My first memory of Greek dancing was at home in Alberton in the garden after Easter lunch. Someone would put some music to play, a record or 8 track cassette and the people would just start dancing on the lawn in the sunlight. My Uncle Piet would have been a gymnast if he was not forced to leave Greece as an 13 year old and become a second brother to my father. He would dance with energy and happiness, grabbing people to join the line.

I was always embarrassed, and as a six year old did not want to dance. I was distinctly antisocial. I remember Uncle Piet bribing me with a one Rand note for each dance.

My father was a consummate dancer, with a limited repertoire based on socio-political beliefs. He would dance the Kalamatiano, the Tsammiko and the Tsifteteli. In the village with his best friend he would dance Pos to Triboun to Piperi, How does one Grind Pepper, with his best friend, Gero Vlachos. This last one was more of a tarantella with actions on grinding pepper with various body parts. Trust me; it was really funny to watch.

Although he danced in happiness like Zorba, he never did a sirtaki. The composer, after all, was a communist and socialist, although he served as minister under the New Democrats after his return from exile. My father also never danced a Zembetiko. With that, he never broke plates that I can remember. Burn whisky on the floor? No.

So who taught him to dance, and who taught him not to dance some of those liberating moves?

Remember, he was born in South Africa and first went to Greece when he was 28 years old. He knew how to dance from his parents. I suspect they also taught him what not to dance; what was too modern and what had roots in Asia Minor and the hash dens of Athens.
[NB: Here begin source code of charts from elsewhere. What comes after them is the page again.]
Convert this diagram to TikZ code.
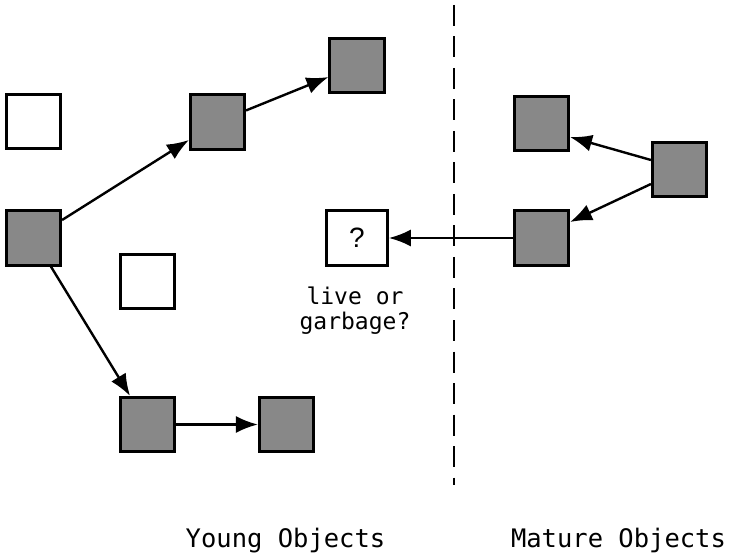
\documentclass[tikz,border=0pt]{standalone}
\usepackage{fontspec}
\setmonofont{DejaVu Sans Mono}
\setsansfont{Liberation Sans}
\usetikzlibrary{arrows.meta}
\definecolor{objgray}{RGB}{136,136,136}
\tikzset{
    obj/.style={shape=rectangle, draw=black, line width=2.6pt, minimum size=54.5pt, inner sep=0pt},
    liveobj/.style={obj, fill=objgray},
    freeobj/.style={obj, fill=white},
    ref/.style={-{Latex[length=22pt,width=17pt]}, line width=2.4pt},
    caption/.style={font=\ttfamily\fontsize{25.5}{30}\selectfont, anchor=base, inner sep=0pt}
}

\begin{document}
\begin{tikzpicture}[x=1pt, y=-1pt]

            \useasboundingbox (0,0) rectangle (748,559);

            % young generation
            \node[freeobj] (A) at (33.5,121.5) {};
            \node[liveobj] (L) at (33.5,238) {};
            \node[liveobj] (B) at (217.5,122) {};
            \node[liveobj] (C) at (357,65.5) {};
            \node[freeobj] (W) at (147.5,281.5) {};
            \node[liveobj] (D) at (147.5,424.5) {};
            \node[liveobj] (E) at (286.5,424.5) {};
            \node[freeobj, minimum width=61pt, font=\sffamily\fontsize{28}{32}\selectfont] (Q) at (357,238) {?};
            \node[font=\ttfamily\fontsize{23}{25}\selectfont, align=center, inner sep=0pt] (note) at (355,311) {live or\\garbage?};

            % mature generation
            \node[liveobj] (F) at (541.5,123.5) {};
            \node[liveobj] (G) at (679.5,169.5) {};
            \node[liveobj] (H) at (541.5,238) {};

            % boundary
            \coordinate (top) at (454,5);
            \coordinate (bot) at (454,485);
            \draw[line width=2.6pt, dash pattern=on 21pt off 10.5pt] (top) -- (bot);

            \draw[ref] (L) -- (B);
            \draw[ref] (B) -- (C);
            \draw[ref] (L) -- (D);
            \draw[ref] (D) -- (E);
            \draw[ref] (H) -- (Q);
            \draw[ref] ([yshift=9.5pt]G.west) -- ([yshift=-13.5pt]F.east);
            \draw[ref] ([yshift=-14.5pt]G.west) -- ([yshift=16pt]H.east);

            \node[caption] (young) at (285.5,547) {Young Objects};
            \node[caption] (mature) at (618.5,547) {Mature Objects};

        \end{tikzpicture}
\end{document}
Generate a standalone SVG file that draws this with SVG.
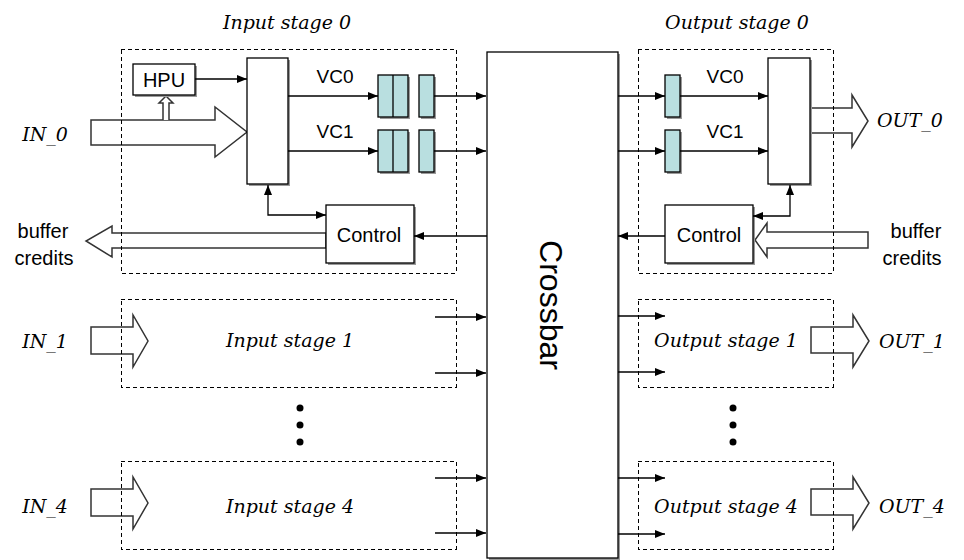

Part of that crisis that unfolded in Greece in the 1920’s must have contributed to them leaving their homeland before the Second World War for South Africa. I have no memory of my grandfather as he died when I was two years old. But I grew up with my grandmother and remember a proud village woman with great principles. She was also very stubborn.

I used to love watching my father do the Kalamatiano. He would lead and be held by a handkerchief anchored by his strong brother. My father was an acrobat in the front, a Peloponnesian warrior, dancing from the days of Homer around Achilles spear; he was a Spartan where the woman held the handkerchief for the warrior to spin and jump.

When he danced the Tsammiko he was clean and fluid, nothing fancy, but easy to follow. Being tall he stood straight and was lithe and consumed by the music.

I remember he would do the Tsifteteli with Aunty Penny and Thea Vasiliki. This is a belly dance and I am not sure if my grandmother approved of this. After all, it is purely Turkish. So why was this dance allowed, but the Zembetiko not? Perhaps it’s because he always did it with an inverted glass of water on his head?